I am compiling the glibc library. Before I could do that, I need to run configure
. However, for compiling glibc, I need to use the gcc compiler which is not the default compiler on the machine. The manual says the following.
It may also be useful to set the CC and CFLAGS variables in the environment
when running configure. CC selects the C compiler that will be used, and CFLAGS
sets optimization options for the compiler.
Now my problem is that I don't have any administrative rights on that machine. So how can I use a compiler different than the default.
On linux anyone can change environment variables of their process and no admin rights are needed.
In bash:
export CC="gcc" CFLAGS="-O3 -Wall"
In csh use
setenv CC "gcc"
Any program started in this shell after such command will have CC variable in its environment. (Env vars are remembered by bash, csh or other shell).
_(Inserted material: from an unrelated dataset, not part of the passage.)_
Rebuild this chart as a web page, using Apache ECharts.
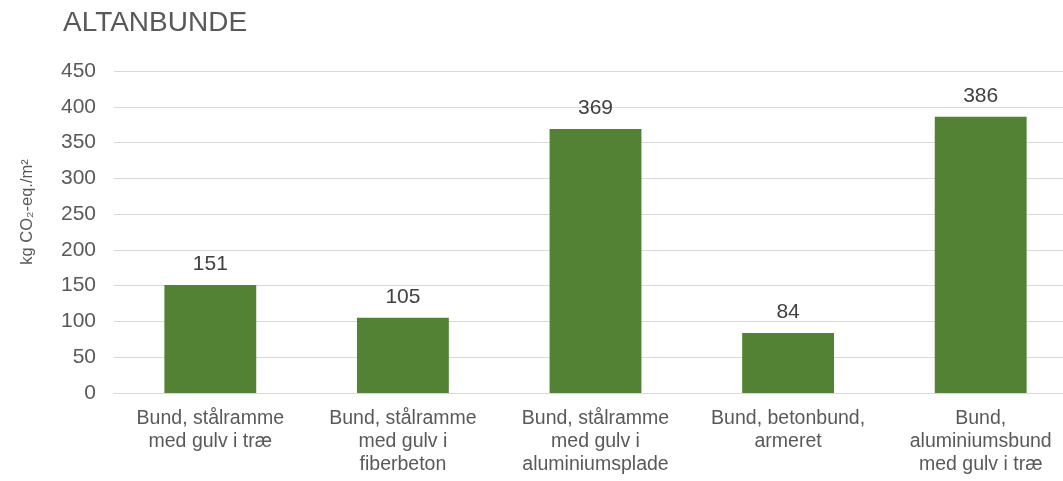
<!DOCTYPE html>
<html>
<head>
<meta charset="utf-8">
<script src="https://cdn.jsdelivr.net/npm/echarts@6/dist/echarts.min.js"></script>
<style>
  html, body { margin: 0; padding: 0; background: #fff; overflow: hidden; }
  /* plotområdet går lidt ud over højre kant, som i originalen */
  #charts { width: 1077px; height: 481px; }
</style>
</head>
<body>
<div id="charts"></div>
<script>
// kategorier og værdier
var categories = [
    'Bund, stålramme\nmed gulv i træ',
    'Bund, stålramme\nmed gulv i\nfiberbeton',
    'Bund, stålramme\nmed gulv i\naluminiumsplade',
    'Bund, betonbund,\narmeret',
    'Bund,\naluminiumsbund\nmed gulv i træ'
];
var values = [151, 105, 369, 84, 386];
var yTicks = { min: 0, max: 450, interval: 50 };

var font = 'Liberation Sans, Arial, sans-serif';
var myChart = echarts.init(document.getElementById('charts'));

var option = {
    animation: false,
    textStyle: { fontFamily: font },
    title: {
        text: 'ALTANBUNDE',
        left: 58,
        top: 4,
        textStyle: { fontFamily: font, fontSize: 28, fontWeight: 'normal', color: '#595959' }
    },
    grid: { left: 114, right: 0, top: 71, bottom: 88 },
    xAxis: {
        type: 'category',
        data: categories,
        axisLine: { lineStyle: { color: '#d9d9d9', width: 1 } },
        axisTick: { show: false },
        axisLabel: { color: '#595959', fontSize: 19.5, lineHeight: 23, margin: 14, interval: 0 }
    },
    yAxis: {
        type: 'value',
        min: yTicks.min,
        max: yTicks.max,
        interval: yTicks.interval,
        name: 'kg CO₂-eq./m²',
        nameLocation: 'middle',
        nameGap: 78,
        nameRotate: 90,
        nameTextStyle: { color: '#595959', fontSize: 16.5, padding: [0, 0, 0, 40] },
        axisLine: { show: false },
        axisTick: { show: false },
        splitLine: { lineStyle: { color: '#d9d9d9', width: 1 } },
        axisLabel: { color: '#595959', fontSize: 21, margin: 18 }
    },
    series: [{
        type: 'bar',
        data: values,
        barWidth: '47.7%',
        itemStyle: { color: '#548235' },
        label: { show: true, position: 'top', distance: 10, color: '#404040', fontSize: 21 }
    }]
};

myChart.setOption(option);
</script>
</body>
</html>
You can add this command to your ~/.bashrc
file to make this setting permanent.
There are other ways to pass CC to configure too, e.g. in bash it is possible to set environment variable to single command, without remembering:
CC="gcc" CFLAGS="-O3 -Wall" ./configure ...
PS and popular ./configure CC=gcc
is not an environment variable change and is specific to configure implementation (but most configures support this)
You can also do this when running make:
make CC=/whatever/compiler
CC=gcc ./configure will allow you to set the compiler.